Ratios and Proportions

Ratios compare two quantities, such as $2:3$ (read “two to three”). Proportions state that two ratios are equal, such as
$$\frac{2}{3} = \frac{4}{6}.$$

In the chapters on ratios, proportions, and variation, you will learn to:

• Interpret and simplify ratios.
• Use proportions to solve problems like scaling recipes or reading maps.
• Understand direct and inverse variation, which describe how one quantity changes in relation to another.

These concepts are crucial for many applied problems, such as speed, density, and unit conversions.

Mental and Written Calculation

Arithmetic is practiced in different ways:

• Mental calculation: doing steps in your head, often using shortcuts or patterns (such as using known multiplication facts).
• Written methods: organizing calculations on paper (or a screen) in clear steps, such as arranging numbers in columns for multi‑digit addition.
• Estimation: getting a rough but sensible answer quickly, to check whether a detailed calculation is reasonable.

As you work through the arithmetic chapters, you should aim not only to get correct answers, but also to:

• Recognize patterns that make calculations simpler.
• Check results using a different method (for example, using estimation to see if the answer is in the right range).
• Develop confidence in choosing an efficient method for a given problem.

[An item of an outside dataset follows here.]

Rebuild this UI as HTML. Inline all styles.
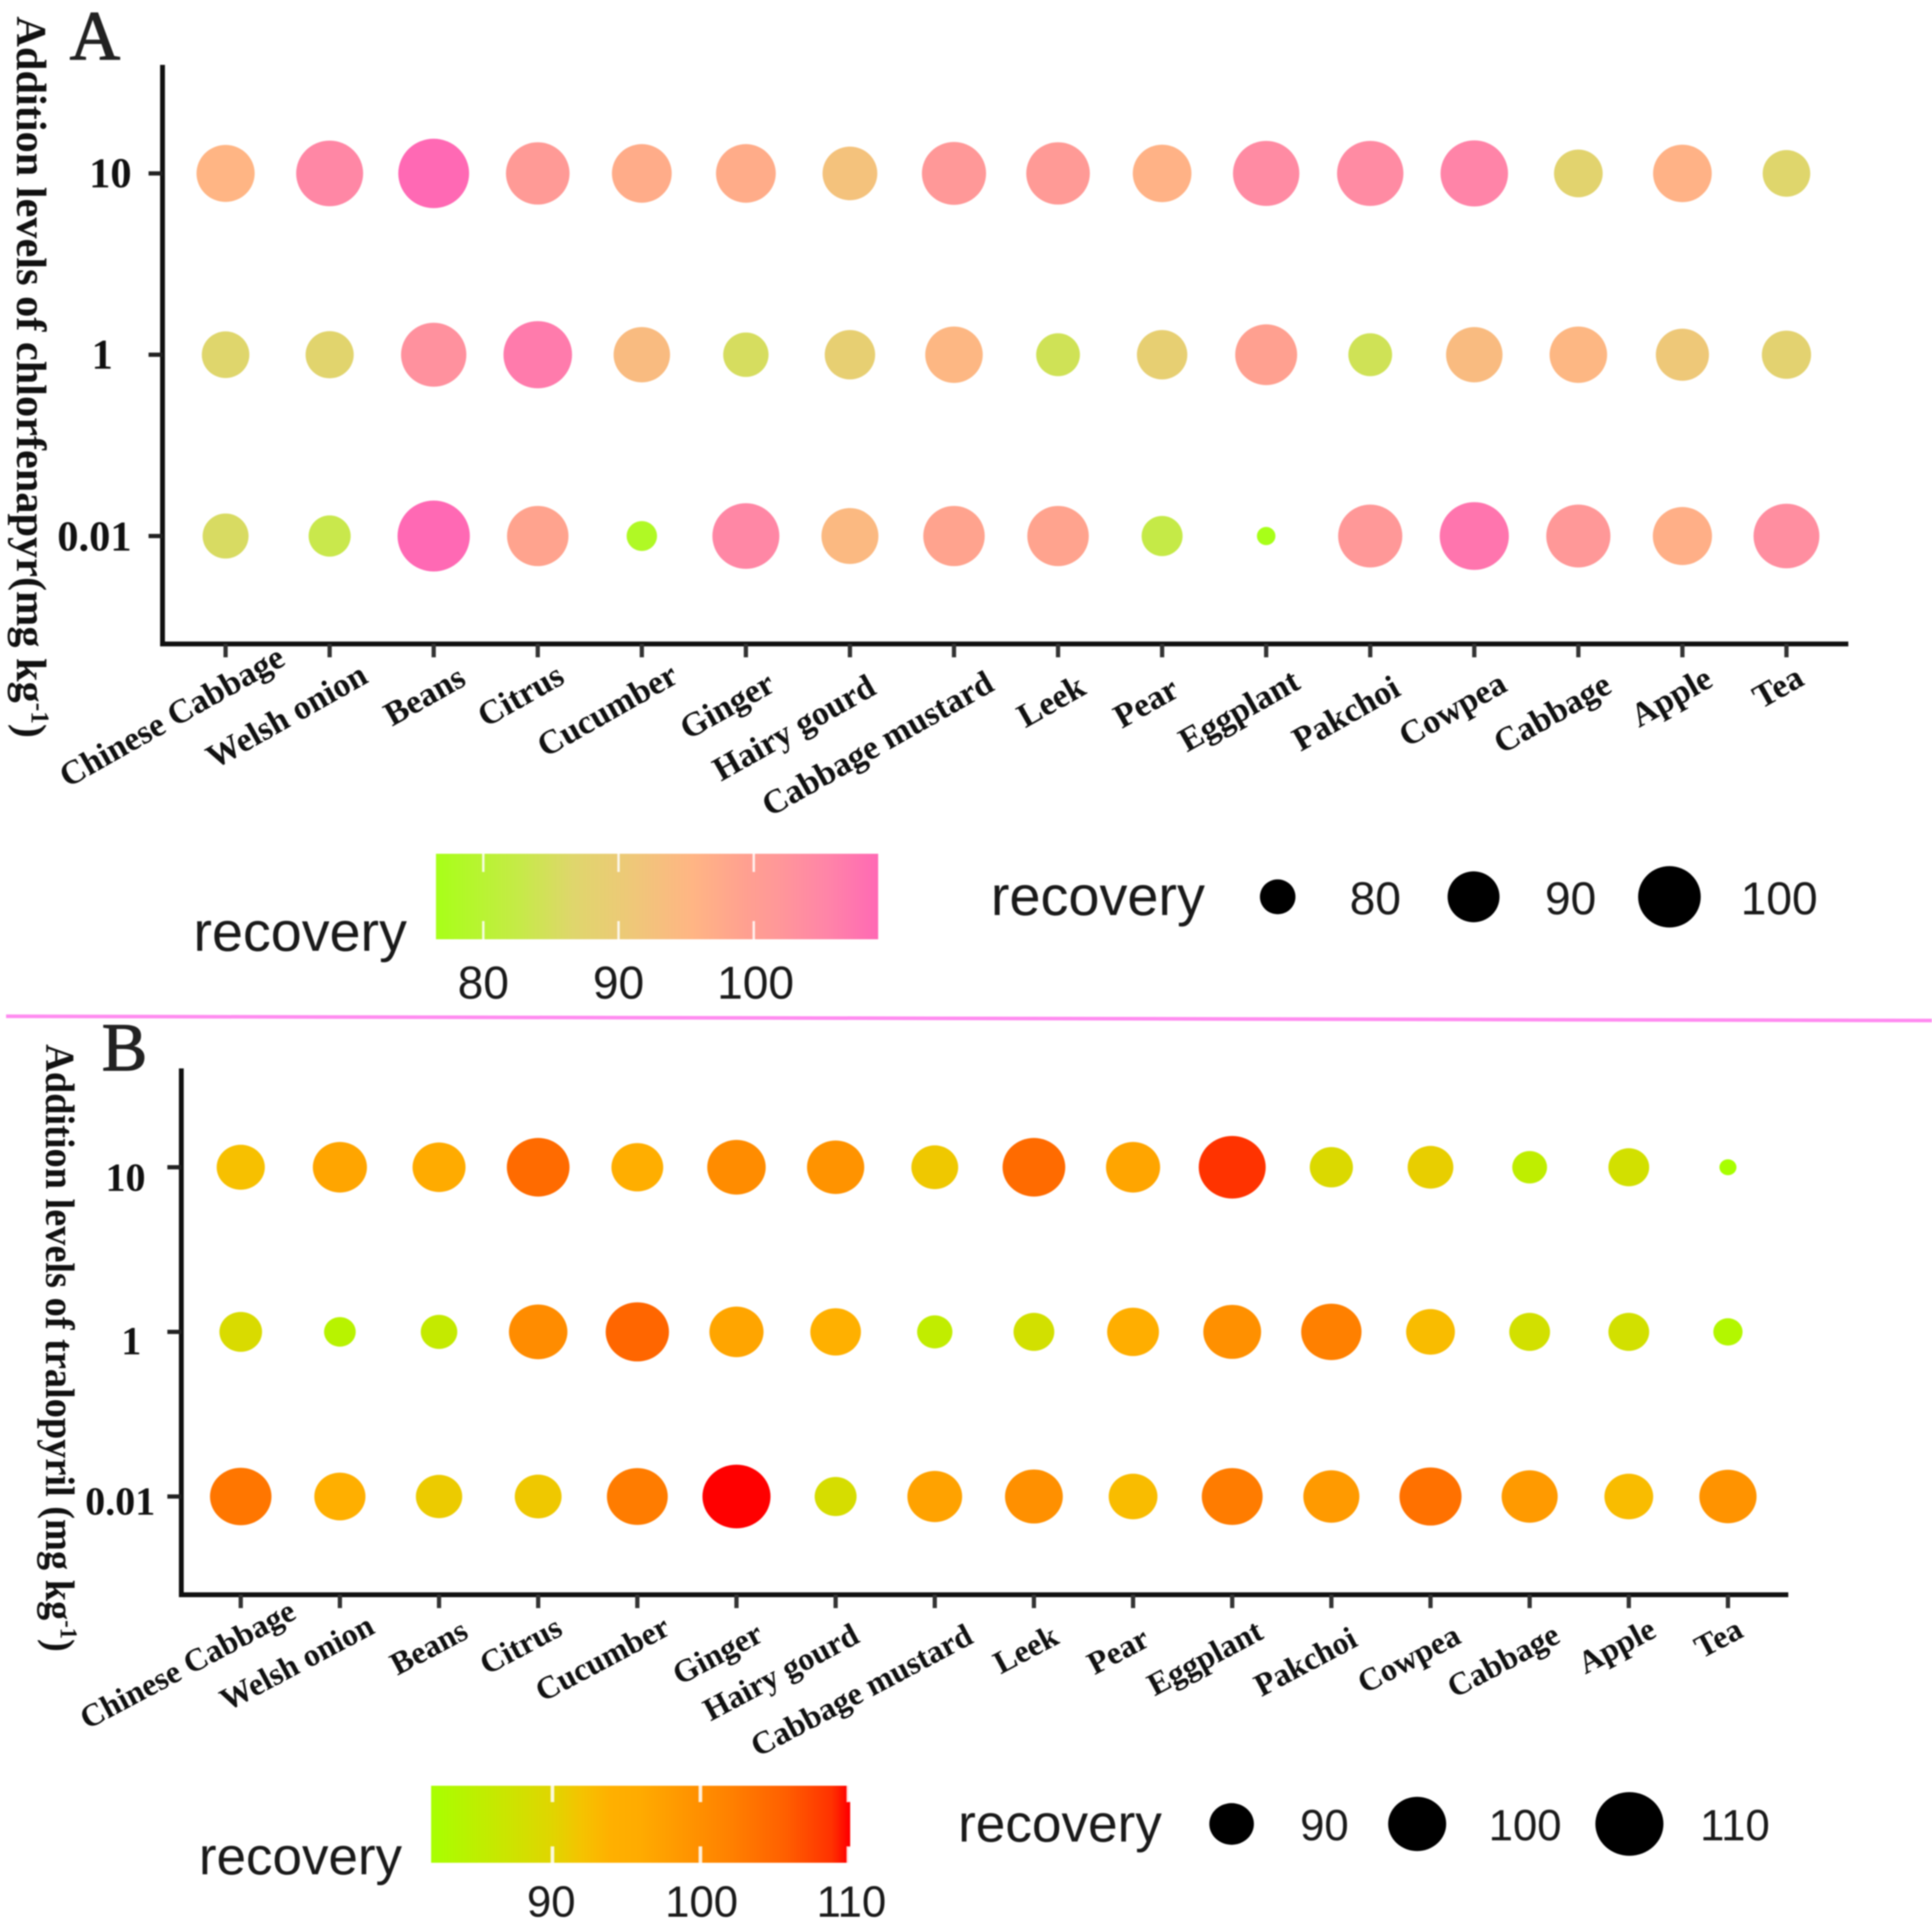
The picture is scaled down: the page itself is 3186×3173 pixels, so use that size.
<!DOCTYPE html>
<html lang="en">
<head>
<meta charset="utf-8">
<title>Recovery bubble charts for chlorfenapyr and tralopyril</title>
<style>
  html, body { margin: 0; padding: 0; background: #fff; }
  #figure { display: block; width: 3186px; height: 3173px; filter: blur(1.1px); }
  .serif { font-family: "Liberation Serif", serif; font-weight: bold; fill: #111; }
  .sans { font-family: "Liberation Sans", sans-serif; fill: #1a1a1a; }
</style>
</head>
<body>
<svg id="figure" xmlns="http://www.w3.org/2000/svg" width="3186" height="3173" viewBox="0 0 3186 3173">
  <rect x="0" y="0" width="3186" height="3173" fill="#ffffff"/>
  <defs id="gradients"></defs>

  <line x1="10" y1="1676" x2="3186" y2="1683" stroke="#ff8cf0" stroke-width="6"/>

  <text x="115" y="98" font-family="Liberation Serif, serif" font-size="115" fill="#222" stroke="#222" stroke-width="2">A</text>
  <text x="168" y="1765" font-family="Liberation Serif, serif" font-size="112" fill="#222" stroke="#222" stroke-width="2">B</text>

  <text class="serif" transform="translate(28,27) rotate(90)" font-size="70" textLength="1190" lengthAdjust="spacingAndGlyphs">Addition levels of chlorfenapyr(mg kg<tspan dy="-24" font-size="42">-1</tspan><tspan dy="24">)</tspan></text>
  <text class="serif" transform="translate(76,1722) rotate(90)" font-size="68" textLength="1002" lengthAdjust="spacingAndGlyphs">Addition levels of tralopyril (mg kg<tspan dy="-24" font-size="40">-1</tspan><tspan dy="24">)</tspan></text>

  <g id="panel-a"></g>
  <g id="panel-b"></g>
</svg>

<script>
// ---- data ----
const categories = ["Chinese Cabbage","Welsh onion","Beans","Citrus","Cucumber","Ginger","Hairy gourd","Cabbage mustard","Leek","Pear","Eggplant","Pakchoi","Cowpea","Cabbage","Apple","Tea"];
const levels = ["10","1","0.01"];

const chlorfenapyrLevel10  = [95.5,104.9,109.6,101.1,97.1,97.1,92.4,101.7,101.1,96.0,104.2,104.2,105.5,87.5,96.0,86.7];
const chlorfenapyrLevel1   = [86.7,87.1,103.0,106.8,93.9,85.2,88.8,94.9,84.2,88.8,99.3,84.2,93.9,94.9,91.0,87.9];
const chlorfenapyrLevel001 = [85.6,83.2,111.5,98.8,78.2,104.9,94.4,98.8,98.8,82.6,76.5,101.7,107.5,101.7,96.5,103.6];

const tralopyrilLevel10  = [92.3,96.7,95.8,104.4,94.9,100.4,99.3,91.4,104.4,96.7,108.8,89.2,90.7,85.2,87.9,81.8];
const tralopyrilLevel1   = [88.9,84.1,85.9,100.4,105.0,96.7,94.0,85.4,87.9,94.9,99.8,102.1,92.7,87.9,87.9,83.4];
const tralopyrilLevel001 = [103.2,94.4,91.1,91.4,102.6,110.0,88.5,97.2,99.8,92.7,102.6,98.3,103.8,98.3,92.7,99.3];

const legendTicksA = [80,90,100];
const legendTicksB = [90,100,110];
const legendTitle = "recovery";

// ---- drawing ----
const SVG_NS = "http://www.w3.org/2000/svg";

function make(parent, tag, attrs, text) {
  const el = document.createElementNS(SVG_NS, tag);
  for (const k in attrs) el.setAttribute(k, attrs[k]);
  if (text !== undefined) el.textContent = text;
  parent.appendChild(el);
  return el;
}

function hexToRgb(h) {
  return [parseInt(h.slice(1,3),16), parseInt(h.slice(3,5),16), parseInt(h.slice(5,7),16)];
}

function colorScale(stops, domainMin, domainMax) {
  return function (v) {
    let t = (v - domainMin) / (domainMax - domainMin);
    t = Math.max(0, Math.min(1, t));
    for (let i = 1; i < stops.length; i++) {
      if (t <= stops[i][0]) {
        const a = stops[i-1], b = stops[i];
        const u = (t - a[0]) / (b[0] - a[0]);
        const ca = hexToRgb(a[1]), cb = hexToRgb(b[1]);
        const mix = ca.map((c, j) => Math.round(c + (cb[j] - c) * u));
        return "rgb(" + mix.join(",") + ")";
      }
    }
    return stops[stops.length-1][1];
  };
}

function drawPanel(cfg) {
  const g = document.getElementById(cfg.id);
  const xScale = i => cfg.x0 + i * cfg.xStep;
  const yScale = i => cfg.y0 + i * cfg.yStep;
  const sizeT = v => Math.sqrt(Math.max(0, v - cfg.domainMin) / (cfg.domainMax - cfg.domainMin));
  const heightScale = v => cfg.dMin + cfg.dRange * sizeT(v);
  const color = colorScale(cfg.stops, cfg.domainMin, cfg.domainMax);
  const barX = v => cfg.barRef + (v - cfg.barRefValue) * cfg.barUnit;

  // axes
  const yAxis = make(g, "line", {x1: cfg.axisX, y1: cfg.axisTop, x2: cfg.axisX, y2: cfg.axisY + 4, stroke: "#111", "stroke-width": 8});
  
  
  const xAxis = make(g, "line", {x1: cfg.axisX - 4, y1: cfg.axisY, x2: cfg.axisRight, y2: cfg.axisY, stroke: "#111", "stroke-width": 8});
  
  

  // y ticks + labels
  levels.forEach((lab, r) => {
    const tick = make(g, "line", {x1: cfg.axisX - 23, y1: yScale(r), x2: cfg.axisX, y2: yScale(r), stroke: "#222", "stroke-width": 7});
    
    
    const t = make(g, "text", {class: "serif", x: cfg.yLabelRight[r], y: yScale(r) + cfg.yLabelDy[r], "text-anchor": "end", "font-size": cfg.yFont}, lab);
    
    
  });

  // x ticks + labels
  categories.forEach((name, i) => {
    const tick = make(g, "line", {x1: xScale(i), y1: cfg.axisY, x2: xScale(i), y2: cfg.axisY + 22, stroke: "#333", "stroke-width": 7});
    
    
    const t = make(g, "text", {class: "serif", "text-anchor": "end", "font-size": cfg.xFont,
      transform: "translate(" + (xScale(i) + cfg.labelDx[i]) + "," + cfg.labelY[i] + ") rotate(" + cfg.labelAngle + ")"}, name);
    
    
  });

  // bubbles
  cfg.series.forEach((values, r) => {
    values.forEach((v, i) => {
      const h = heightScale(v);
      const dot = make(g, "ellipse", {cx: xScale(i), cy: yScale(r), rx: h * cfg.aspect / 2, ry: h / 2, fill: color(v)});
      
      
    });
  });

  // colour legend
  const defs = document.getElementById("gradients");
  const grad = make(defs, "linearGradient", {id: cfg.id + "-grad", x1: 0, y1: 0, x2: 1, y2: 0});
  cfg.stops.forEach(s => make(grad, "stop", {offset: s[0], "stop-color": s[1]}));
  const bx0 = barX(cfg.domainMin), bx1 = barX(cfg.domainMax);
  const bar = make(g, "rect", {x: bx0, y: cfg.barTop, width: bx1 - bx0, height: cfg.barH, fill: "url(#" + cfg.id + "-grad)"});
  
  
  if (cfg.barBump) {
    const bump = make(g, "rect", {x: bx1 - 1, y: cfg.barTop + 25, width: 4, height: cfg.barH - 50, fill: "#ff0000"});
    
    
  }
  cfg.legendTicks.forEach(v => {
    const px = barX(v);
    [[cfg.barTop, cfg.barTop + cfg.barTickLen], [cfg.barTop + cfg.barH - cfg.barTickLen, cfg.barTop + cfg.barH]].forEach(seg => {
      const tk = make(g, "line", {x1: px, y1: seg[0], x2: px, y2: seg[1], stroke: "#fff", "stroke-width": cfg.barTickW, "stroke-opacity": 0.85});
      
      
    });
  });
  cfg.legendTicks.forEach((v, i) => {
    const t = make(g, "text", {class: "sans", x: barX(v) + cfg.barLabelDx[i], y: cfg.barLabelY, "text-anchor": "middle", "font-size": cfg.legendFont}, String(v));
    
    
  });
  const ct = make(g, "text", {class: "sans", x: cfg.colorTitleX, y: cfg.colorTitleY, "font-size": cfg.titleFont, textLength: cfg.titleLen, lengthAdjust: "spacingAndGlyphs"}, legendTitle);
  
  

  // size legend
  const st = make(g, "text", {class: "sans", x: cfg.sizeTitleX, y: cfg.sizeTitleY, "font-size": cfg.titleFont, textLength: cfg.titleLen2, lengthAdjust: "spacingAndGlyphs"}, legendTitle);
  
  
  cfg.legendTicks.forEach((v, i) => {
    const h = heightScale(v);
    const d = make(g, "ellipse", {cx: cfg.sizeDotX[i], cy: cfg.sizeDotY, rx: h * cfg.aspect / 2, ry: h / 2, fill: "#000"});
    
    
    const t = make(g, "text", {class: "sans", x: cfg.sizeLabelX[i], y: cfg.sizeLabelY, "text-anchor": "middle", "font-size": cfg.legendFont}, String(v));
    
    
  });
}

drawPanel({
  id: "panel-a",
  series: [chlorfenapyrLevel10, chlorfenapyrLevel1, chlorfenapyrLevel001],
  legendTicks: legendTicksA,
  domainMin: 76.5, domainMax: 109.2,
  stops: [[0,"#a8ff18"],[0.19,"#c6ea48"],[0.31,"#dfd66c"],[0.44,"#eec878"],[0.58,"#ffb584"],[0.70,"#ffa090"],[0.77,"#ff9898"],[0.887,"#ff84a8"],[1,"#ff69b4"]],
  x0: 372, xStep: 171.6, y0: 286, yStep: 299,
  axisX: 268, axisTop: 107, axisY: 1062, axisRight: 3048,
  dMin: 30, dRange: 84, aspect: 1.02,
  yFont: 70, yLabelRight: [217,186,217], yLabelDy: [23,23,24],
  xFont: 56, labelAngle: -29.5,
  labelDx: [101,66,56,47,63,51,46,69,49,31,59,53,57,58,53,32],
  labelY: [1095,1124,1128,1125,1124,1138,1143,1137,1143,1147,1134,1145,1138,1140,1130,1128],
  barRef: 797, barRefValue: 80, barUnit: 22.3, barTop: 1408, barH: 141, barTickLen: 30, barTickW: 4,
  barLabelDx: [0,0,3], barLabelY: 1647, legendFont: 76, titleFont: 92,
  colorTitleX: 319, colorTitleY: 1568, titleLen: 352,
  sizeTitleX: 1634, sizeTitleY: 1509, titleLen2: 353,
  sizeDotX: [2107,2430,2753], sizeDotY: 1479,
  sizeLabelX: [2268,2590,2934], sizeLabelY: 1508
});

drawPanel({
  id: "panel-b",
  series: [tralopyrilLevel10, tralopyrilLevel1, tralopyrilLevel001],
  legendTicks: legendTicksB,
  domainMin: 81.8, domainMax: 110,
  stops: [[0,"#a8ff00"],[0.29,"#e0d500"],[0.36,"#f5c300"],[0.43,"#ffb000"],[0.5,"#ffab00"],[0.72,"#ff8000"],[0.85,"#ff5f00"],[0.96,"#ff3200"],[1,"#ff0000"]],
  x0: 397, xStep: 163.5, y0: 1925, yStep: 271.5,
  axisX: 299, axisTop: 1762, axisY: 2630, axisRight: 2949,
  dMin: 26.3, dRange: 78.6, aspect: 1.07,
  yFont: 66, yLabelRight: [240,233,256], yLabelDy: [39,37,30],
  xFont: 53, labelAngle: -28,
  labelDx: [94,60,51,43,57,47,42,66,44,30,54,46,53,53,48,28],
  labelY: [2668,2692,2700,2695,2694,2705,2707,2708,2709,2713,2701,2713,2708,2707,2698,2698],
  barRef: 911, barRefValue: 90, barUnit: 24.4, barTop: 2945, barH: 127, barTickLen: 27, barTickW: 6,
  barBump: true,
  barLabelDx: [-2,2,5], barLabelY: 3161, legendFont: 72, titleFont: 87,
  colorTitleX: 328, colorTitleY: 3091, titleLen: 335,
  sizeTitleX: 1580, sizeTitleY: 3037, titleLen2: 336,
  sizeDotX: [2031,2337,2687], sizeDotY: 3008,
  sizeLabelX: [2184,2515,2861], sizeLabelY: 3035
});
</script>
</body>
</html>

Arithmetic as a Foundation

Everything you learn in the arithmetic section is meant to be usable later:

• When reading an equation in algebra, each step will often rely on correct arithmetic.
• When interpreting a graph in later chapters, you will use arithmetic to read scales and compute values.
• When solving real‑world problems in probability, statistics, and beyond, arithmetic will underpin nearly every calculation.

As you move into the detailed chapters on basic operations, fractions, decimals and percentages, powers and roots, and ratios and proportions, remember that the goal is not just to memorize procedures, but to understand how numbers behave and how to use that understanding to solve meaningful problems.